I think if you're analysing how people think on here you're losing anyway. Position traders are making money buying gbp pairs and all you people who can't see it won't stop them.
So analyzing how people think is the wrong thing to do. The issue was not about buying gbp pairs : look to a chart when the call was made : what was the heat of their trades? This is what we were looking at, but I assume looking at heat is not important in trading, right? till they blow their accounts, and they wonder why.
Infact all here on this site are Dunning Kruger traders . There is no qualification to either posting or trading , so there are no skills levels like a degree etc to compare posters or traders.

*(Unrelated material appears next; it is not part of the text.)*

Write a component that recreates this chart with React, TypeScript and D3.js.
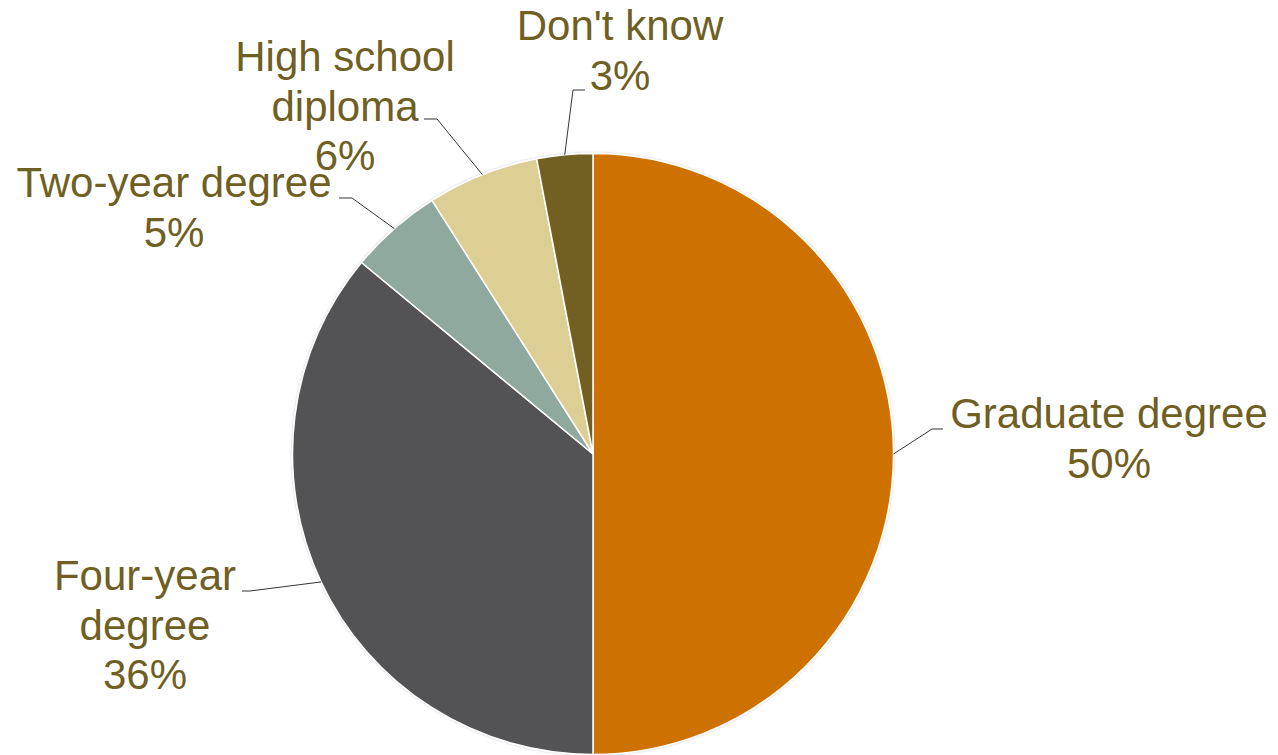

What heat? Read up about position trading, no need for blown accounts, just a sensible approach and a longer time horizon than most traders.
I tell you precisely where the heat was: a proposed traded completely against the trend, against strong momentum, with horrible fundamentals (Brexit conditions were not and still are not on the table) . There are just so many things wrong with this trade it's hard to name them all. What is preposterous is to come and laud the OP for being 80 pips or so in the money after being hundreds of pips under water. No hedge fund would allow a swing trader to run such risk. The only occasion where a higher drawdown was acceptable is when a fund has done months of research, it's their core position and fund management completely stands behind such trade. The way and timing of this trade , though, could not have been worse. See , before every turnaround there is a capitulation point, OP has traded right before it and nicely provided his cash to all the successful people who were on the short side and started to look for an exit strategy.
OK, so let's hold you to it. You still would buy the position now at current levels right? Imho it's a screaming sell fundamentally but I would not short straight away into this technical rebound. Rather time it right. A lot of cowboys on this website need to be right with it hers rather than their own brokerage accounts.
I'm a day trader but I bought a small position at about 1.2150. I cashed it in rather than hold on for longer. I was hoping it would go a lot lower so I could build a position long but it seems it's not going to do that. The position was small enough that I could have held it way into the red and had funds to add on as and when I wanted but yet still would have been a significant sum when it played out over the long term. It's just another way to trade, not your way but still a successful way. Not everyone wants to jump in and out of trades, for some traders anything intra month is just noise. It amazes me that there are so many people willing to argue against it.